First Run Features
First Run Features

First Run Features has announced the re-release of Cheryl Dunye’s landmark black queer film “The Watermelon Woman.”

Now remastered for its 20th Anniversary, with Pristine 2K HD Restoration overseen by 13 Gen, “The Watermelon Woman” will screen at Metrograph in New York beginning Thursday, November 10, 2016. Following an international run on the LGBT festival circuit, the film is connecting with a lively new generation of fans worldwide. First Run Features will then re-release the film on DVD and VOD January 31, 2017.

Set in Philadelphia, “The Watermelon Woman” is the story of Cheryl (Cheryl Dunye), a twenty-something black lesbian struggling to make a documentary about Fae Richards, a beautiful and elusive 1930s black film actress popularly known as “The Watermelon Woman.” While uncovering the meaning of Fae Richards’ life, Cheryl experiences a total upheaval in her personal life. Her love affair with Diana (Guinevere Turner, “Go Fish”), a beautiful white woman, and her interactions with the gay and black communities, are subject to the comic yet biting criticism of her best friend Tamara (Valerie Walker). Meanwhile, each answer Cheryl discovers about the Watermelon Woman evokes a flurry of new questions about herself and her future.




According to director Dunye, much about the character is autobiographical, but the historical references to the Watermelon Woman are fictional: “The idea came from the real lack of information about the lesbian and film history of African American women.
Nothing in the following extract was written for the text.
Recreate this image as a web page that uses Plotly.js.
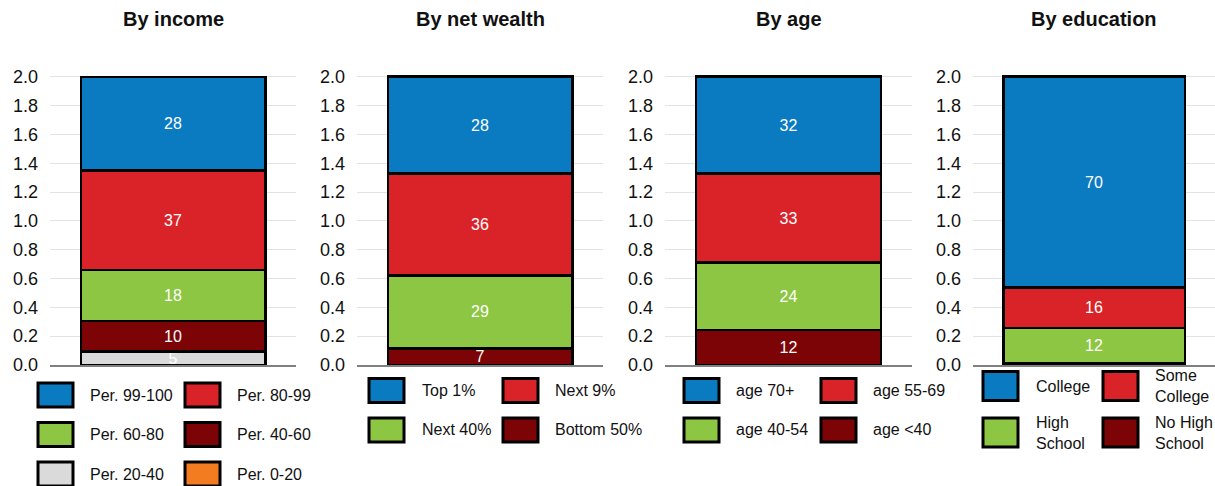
<!DOCTYPE html>
<html>
<head>
<meta charset="utf-8">
<script src="https://cdn.plot.ly/plotly-3.0.1.min.js"></script>
<style>html,body{margin:0;padding:0;background:#fff;}#chart{width:1215px;height:486px;}</style>
</head>
<body>
<div id="chart"></div>
<script>
// ---- data ----
const panelTitles = ['By income', 'By net wealth', 'By age', 'By education'];
const palette = ['#0a7bc1', '#da2229', '#8dc642', '#7d0406', '#dadada', '#f47c20'];

const incomeNames = ['Per. 99-100', 'Per. 80-99', 'Per. 60-80', 'Per. 40-60', 'Per. 20-40', 'Per. 0-20'];
const incomeValues = [0.650, 0.690, 0.353, 0.214, 0.092, 0.0];
const incomeLabels = ['28', '37', '18', '10', '5', ''];

const wealthNames = ['Top 1%', 'Next 9%', 'Next 40%', 'Bottom 50%'];
const wealthValues = [0.670, 0.708, 0.507, 0.115];
const wealthLabels = ['28', '36', '29', '7'];

const ageNames = ['age 70+', 'age 55-69', 'age 40-54', 'age <40'];
const ageValues = [0.673, 0.617, 0.466, 0.244];
const ageLabels = ['32', '33', '24', '12'];

const eduNames = ['College', 'Some<br>College', 'High<br>School', 'No High<br>School'];
const eduValues = [1.463, 0.279, 0.248, 0.010];
const eduLabels = ['70', '16', '12', ''];

const yTicks = [0, 0.2, 0.4, 0.6, 0.8, 1.0, 1.2, 1.4, 1.6, 1.8, 2.0];

// ---- layout helpers ----
const W = 1215, H = 486, MT = 75, MB = 121;
const plotH = H - MT - MB;
const px2x = p => p / W;
const py2y = p => (H - MB - p) / plotH;

const panels = [
  {names: incomeNames, values: incomeValues, labels: incomeLabels, dom: [50, 296],
   leg: {box: [38, 185], text: [88, 235], rows: [395, 434.5, 474], bh: 24}},
  {names: wealthNames, values: wealthValues, labels: wealthLabels, dom: [357, 603],
   leg: {box: [369, 503], text: [420, 553], rows: [390.5, 430], bh: 24}},
  {names: ageNames, values: ageValues, labels: ageLabels, dom: [665, 912],
   leg: {box: [684, 821], text: [734, 871], rows: [390.5, 430], bh: 24}},
  {names: eduNames, values: eduValues, labels: eduLabels, dom: [973, 1215],
   leg: {box: [983, 1103], text: [1034, 1153], rows: [386, 432.5], bh: 29}}
];

const FONT = 'Arial, "Liberation Sans", sans-serif';
const traces = [];
const layout = {
  width: W, height: H,
  margin: {l: 0, r: 0, t: MT, b: MB, pad: 0},
  paper_bgcolor: '#ffffff', plot_bgcolor: '#ffffff',
  barmode: 'stack', bargap: 0.25, showlegend: false,
  font: {family: FONT, color: '#111111', size: 16},
  uniformtext: {mode: 'show', minsize: 16},
  shapes: [], annotations: []
};

panels.forEach((p, i) => {
  const k = i === 0 ? '' : String(i + 1);
  const xa = 'x' + k, ya = 'y' + k;
  // stack bottom-up: reverse order
  for (let j = p.names.length - 1; j >= 0; j--) {
    traces.push({
      type: 'bar', x: [panelTitles[i]], y: [p.values[j]],
      name: p.names[j].replace('<br>', ' '),
      text: [p.labels[j]], textposition: 'inside', insidetextanchor: 'middle',
      textangle: 0, constraintext: 'none',
      textfont: {family: FONT, size: 16, color: '#ffffff'},
      marker: {color: palette[j], line: {color: '#000000', width: 2.5}},
      xaxis: xa, yaxis: ya, hoverinfo: 'skip'
    });
  }
  layout['xaxis' + k] = {
    domain: [px2x(p.dom[0]), px2x(p.dom[1])], anchor: ya,
    showticklabels: false, ticks: '', showgrid: false, zeroline: false,
    showline: true, linecolor: '#808080', linewidth: 1.5, fixedrange: true
  };
  layout['yaxis' + k] = {
    domain: [0, 1], anchor: xa, range: [0, 2.012],
    tickvals: yTicks, tickformat: '.1f', ticks: '', ticklabelstandoff: 11,
    tickfont: {family: FONT, size: 18, color: '#111111'},
    showgrid: true, gridcolor: '#e3e3e3', gridwidth: 1,
    zeroline: false, showline: false, fixedrange: true
  };
  // panel title
  layout.annotations.push({
    xref: 'paper', yref: 'paper',
    x: px2x((p.dom[0] + p.dom[1]) / 2), y: py2y(19),
    xanchor: 'center', yanchor: 'middle', showarrow: false,
    text: '<b>' + panelTitles[i] + '</b>',
    font: {family: FONT, size: 20, color: '#111111'}
  });
  // legend: two columns, built from series names & colours
  p.names.forEach((nm, j) => {
    const col = j % 2, row = Math.floor(j / 2);
    const cy = p.leg.rows[row];
    const bx = p.leg.box[col];
    layout.shapes.push({
      type: 'rect', xref: 'paper', yref: 'paper',
      x0: px2x(bx), x1: px2x(bx + 35),
      y0: py2y(cy - p.leg.bh / 2), y1: py2y(cy + p.leg.bh / 2),
      fillcolor: palette[j], line: {color: '#000000', width: 3}
    });
    layout.annotations.push({
      xref: 'paper', yref: 'paper',
      x: px2x(p.leg.text[col]), y: py2y(cy),
      xanchor: 'left', yanchor: 'middle', align: 'left', showarrow: false,
      text: nm, font: {family: FONT, size: 16, color: '#111111'}
    });
  });
});

Plotly.newPlot('chart', traces, layout, {staticPlot: true, displayModeBar: false});
</script>
</body>
</html>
Since it wasn’t happening, I invented it.”

“The Watermelon Woman” features cameo performances by notable LGBT figures including cultural critic Camille Paglia, African American singer/songwriter Toshi Reagan, Pomo Afro Homo performer Brian Freeman, African American poet Cheryl Clark and novelist/activist Sarah Schulman.

Cheryl Dunye’s most recent film “Black is Blue,” which won awards at five major festivals, explored the everyday racism and transphobic experiences in the lives of trans black men. Her feature film “Mommy is Coming” continues to win international awards. “The Owls” was celebrated at festivals in 2010 and “My Baby’s Daddy” was a national box office success, distributed by Miramax. Dunye directed “Stranger Inside” for HBO, which garnered her an Independent Spirit Award nomination for best director in 2002. Dunye’s other works have been screened at the Whitney Biennial and festivals throughout the world. A native of Liberia, Dunye studied at Temple University and Rutgers University’s Mason Gross School of the Arts. Now based in Oakland, Dunye is Assistant Professor in the Department of Cinema at San Francisco State University.